While GP-led transactions decreased in 2023, LP-led transactions grew to $3.6 billion – a 26% increase – from 2022.

Transactions in value-added and opportunistic funds totaled $1.2 billion in 2023, a 26% increase from the multi-year low volume seen in 2022. Despite this increase, volume was still meaningfully below the pre-COVID five-year average volume of $3.4 billion, implying the potential for significant growth ahead.1 Pricing discounts for most closed-end funds traded in 2023 ranged from 25% to 50%+. The fact that value-added and opportunistic fund NAVs have only been marked down 6% from peak values in mid-2022, per Burgiss, was a key contributer to the higher pricing discounts. As private real estate funds work through appraisal lag, “optical” secondary market pricing discounts to reported NAV should improve, which we believe will bring an increasing number of LPs to the secondary market to re-balance and address liquidity needs.

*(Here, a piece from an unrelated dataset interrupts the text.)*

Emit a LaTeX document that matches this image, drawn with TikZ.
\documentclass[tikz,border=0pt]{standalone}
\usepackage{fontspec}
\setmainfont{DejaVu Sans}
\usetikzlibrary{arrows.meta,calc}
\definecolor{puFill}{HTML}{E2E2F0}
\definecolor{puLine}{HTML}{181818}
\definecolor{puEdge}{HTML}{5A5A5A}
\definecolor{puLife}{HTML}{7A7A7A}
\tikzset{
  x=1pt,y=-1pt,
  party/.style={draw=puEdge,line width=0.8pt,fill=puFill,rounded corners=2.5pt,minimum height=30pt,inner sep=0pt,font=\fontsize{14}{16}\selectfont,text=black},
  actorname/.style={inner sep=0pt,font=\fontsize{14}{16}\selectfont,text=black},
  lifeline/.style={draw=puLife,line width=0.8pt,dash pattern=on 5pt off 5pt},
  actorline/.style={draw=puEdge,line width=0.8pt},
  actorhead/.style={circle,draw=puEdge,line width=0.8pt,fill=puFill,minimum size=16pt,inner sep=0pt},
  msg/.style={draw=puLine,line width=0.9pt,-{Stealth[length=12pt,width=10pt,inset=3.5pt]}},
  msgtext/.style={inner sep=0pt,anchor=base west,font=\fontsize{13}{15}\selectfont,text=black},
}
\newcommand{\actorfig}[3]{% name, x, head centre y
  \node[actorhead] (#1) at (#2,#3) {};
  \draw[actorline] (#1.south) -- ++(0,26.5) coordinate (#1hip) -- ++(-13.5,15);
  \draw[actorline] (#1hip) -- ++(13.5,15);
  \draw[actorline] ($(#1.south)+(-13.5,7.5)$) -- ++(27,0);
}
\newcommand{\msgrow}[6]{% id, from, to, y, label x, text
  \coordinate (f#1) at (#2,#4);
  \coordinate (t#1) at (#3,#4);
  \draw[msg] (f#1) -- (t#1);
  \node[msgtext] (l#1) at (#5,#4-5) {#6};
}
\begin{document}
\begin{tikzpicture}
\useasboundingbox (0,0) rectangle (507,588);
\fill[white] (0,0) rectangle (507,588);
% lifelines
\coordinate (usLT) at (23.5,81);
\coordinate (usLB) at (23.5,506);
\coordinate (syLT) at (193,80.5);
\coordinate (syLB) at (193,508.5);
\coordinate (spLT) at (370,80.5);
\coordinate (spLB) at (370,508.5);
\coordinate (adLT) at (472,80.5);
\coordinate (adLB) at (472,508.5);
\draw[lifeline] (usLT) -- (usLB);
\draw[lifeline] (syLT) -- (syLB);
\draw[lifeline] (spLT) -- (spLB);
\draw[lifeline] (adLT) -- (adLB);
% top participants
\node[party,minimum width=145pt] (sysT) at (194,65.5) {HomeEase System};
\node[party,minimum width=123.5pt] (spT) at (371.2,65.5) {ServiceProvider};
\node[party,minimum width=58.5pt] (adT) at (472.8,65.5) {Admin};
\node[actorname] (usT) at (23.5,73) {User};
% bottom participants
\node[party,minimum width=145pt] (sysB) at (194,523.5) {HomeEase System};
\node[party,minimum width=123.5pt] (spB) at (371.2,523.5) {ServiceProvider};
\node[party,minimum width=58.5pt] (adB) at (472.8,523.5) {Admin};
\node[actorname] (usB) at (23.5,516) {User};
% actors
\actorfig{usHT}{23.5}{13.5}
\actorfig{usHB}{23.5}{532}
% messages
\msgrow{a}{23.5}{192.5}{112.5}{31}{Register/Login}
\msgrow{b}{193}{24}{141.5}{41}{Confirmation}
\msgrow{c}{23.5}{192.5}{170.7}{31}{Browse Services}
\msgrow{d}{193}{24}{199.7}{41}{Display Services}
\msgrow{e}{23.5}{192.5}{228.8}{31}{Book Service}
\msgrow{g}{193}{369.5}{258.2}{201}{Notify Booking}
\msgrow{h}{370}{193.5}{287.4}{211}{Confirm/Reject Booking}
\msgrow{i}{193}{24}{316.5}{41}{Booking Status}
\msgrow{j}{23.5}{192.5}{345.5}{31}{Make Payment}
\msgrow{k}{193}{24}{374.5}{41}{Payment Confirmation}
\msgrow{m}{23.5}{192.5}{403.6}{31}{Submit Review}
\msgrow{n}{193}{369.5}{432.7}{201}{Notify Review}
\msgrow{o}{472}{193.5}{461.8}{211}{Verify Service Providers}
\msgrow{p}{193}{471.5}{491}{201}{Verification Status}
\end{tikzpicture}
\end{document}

After a slow start in the first half of 2023, the transaction volume of open-end core funds in the US and Europe recovered significantly in the second half and pushed the overall volume to a new high of $2.4 billion. As a result, open-end core funds comprised 66% of the total LP-led transaction volume in 2023. A catalyst for this increase in core fund volume was the large redemption queues, where, in many instances, it can take 18 - 24 months to fully pay out a redeeming investor. Another catalyst was the value adjustments experienced across most open-ended funds since the peak in 2022. In the US through Q4 2023, the NCREIF NPI index has now had six consecutive quarters of negative appreciation, recording a cumulative decline of 14% unlevered since the peak reached in Q2 2022. In Europe through Q3 2023, the INREV All Fund Index, comprising primarily core funds, registered 13% negative capital appreciation since the peak reached in Q2 2022. These value declines brought the optical discount of quality core funds to a level that sparked the sharp rebound of overall transaction volumes.

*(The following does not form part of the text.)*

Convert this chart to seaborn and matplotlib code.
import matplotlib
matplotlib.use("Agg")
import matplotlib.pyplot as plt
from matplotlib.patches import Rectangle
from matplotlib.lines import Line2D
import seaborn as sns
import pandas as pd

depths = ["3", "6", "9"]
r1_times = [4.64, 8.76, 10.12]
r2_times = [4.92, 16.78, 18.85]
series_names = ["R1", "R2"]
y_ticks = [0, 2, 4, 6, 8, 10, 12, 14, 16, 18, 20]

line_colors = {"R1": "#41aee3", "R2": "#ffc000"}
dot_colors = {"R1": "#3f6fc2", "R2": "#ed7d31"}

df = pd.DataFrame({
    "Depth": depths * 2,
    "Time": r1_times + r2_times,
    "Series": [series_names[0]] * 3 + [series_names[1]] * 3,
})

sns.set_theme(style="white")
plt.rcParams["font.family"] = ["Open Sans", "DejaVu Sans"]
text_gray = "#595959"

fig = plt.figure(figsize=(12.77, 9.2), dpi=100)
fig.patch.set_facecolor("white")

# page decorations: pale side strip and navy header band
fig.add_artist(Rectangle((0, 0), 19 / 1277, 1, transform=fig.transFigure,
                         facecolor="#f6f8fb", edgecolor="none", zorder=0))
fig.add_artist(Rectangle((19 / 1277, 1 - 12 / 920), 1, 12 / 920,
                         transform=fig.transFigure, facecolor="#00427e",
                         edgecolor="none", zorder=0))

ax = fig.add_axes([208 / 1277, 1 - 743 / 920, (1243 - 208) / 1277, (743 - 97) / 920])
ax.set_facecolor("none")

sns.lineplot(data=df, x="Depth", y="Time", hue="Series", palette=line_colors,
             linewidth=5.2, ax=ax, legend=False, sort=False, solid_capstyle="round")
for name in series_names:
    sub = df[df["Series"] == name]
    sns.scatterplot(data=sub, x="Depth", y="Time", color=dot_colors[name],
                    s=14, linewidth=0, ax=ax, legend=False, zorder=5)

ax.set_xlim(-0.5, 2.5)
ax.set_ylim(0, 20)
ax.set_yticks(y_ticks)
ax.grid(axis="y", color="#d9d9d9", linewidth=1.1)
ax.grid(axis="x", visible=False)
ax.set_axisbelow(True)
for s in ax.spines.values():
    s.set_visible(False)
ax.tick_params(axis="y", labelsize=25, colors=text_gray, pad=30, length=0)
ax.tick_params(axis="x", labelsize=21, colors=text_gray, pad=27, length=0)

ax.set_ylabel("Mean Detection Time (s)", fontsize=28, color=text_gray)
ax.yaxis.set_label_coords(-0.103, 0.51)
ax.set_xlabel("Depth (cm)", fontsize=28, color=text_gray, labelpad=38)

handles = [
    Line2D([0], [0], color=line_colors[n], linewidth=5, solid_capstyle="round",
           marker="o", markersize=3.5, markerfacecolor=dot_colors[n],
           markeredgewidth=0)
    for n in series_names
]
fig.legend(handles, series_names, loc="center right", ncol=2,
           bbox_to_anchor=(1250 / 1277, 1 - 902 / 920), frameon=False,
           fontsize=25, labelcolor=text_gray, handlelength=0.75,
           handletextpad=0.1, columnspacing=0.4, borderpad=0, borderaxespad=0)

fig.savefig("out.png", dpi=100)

Overall during 2023, US-weighted partnerships accounted for 62% of total volume, European-weighted partnerships accounted for 32% and Asia-weighted partnerships accounted for 6%. Outside of fund and portfolio recapitalization transactions, non-US pension plans, insurance companies and US pension plans were the most active sellers in 2023, accounting for 18%, 12% and 4% of volume, respectively. US-based sellers continue to be the most active, generating 53% of total volume, followed by Europe at 40%, Asia at 6% and Other at 1%.

2024 and Beyond

Although overall secondary transaction volumes dropped in 2023, we expect to see significant growth in secondary transactions over the next few years. Based on Burgiss data, the amount of NAV held across closed-end real estate funds has grown to over $970 billion, with $180 billion of this held in funds over eight years old. 2 In addition, there is well over $1 trillion of NAV held in non-fund vehicles, such as joint ventures, separate accounts, etc. Many fund sponsors across their legacy vehicles are faced with mounting debt maturities and portfolios that need more time and/or more capital to finish business plans. In addition, fund distributions have substantially been reduced causing liquidity issues for some LPs. We believe the combination of these factors will likely drive significant growth in secondary transaction volumes as capital market conditions improve and real estate NAVs continue to adjust.

1 Pre-COVID five-year refers to 2015 to 2019.

2 Burgiss data as of September 30, 2023.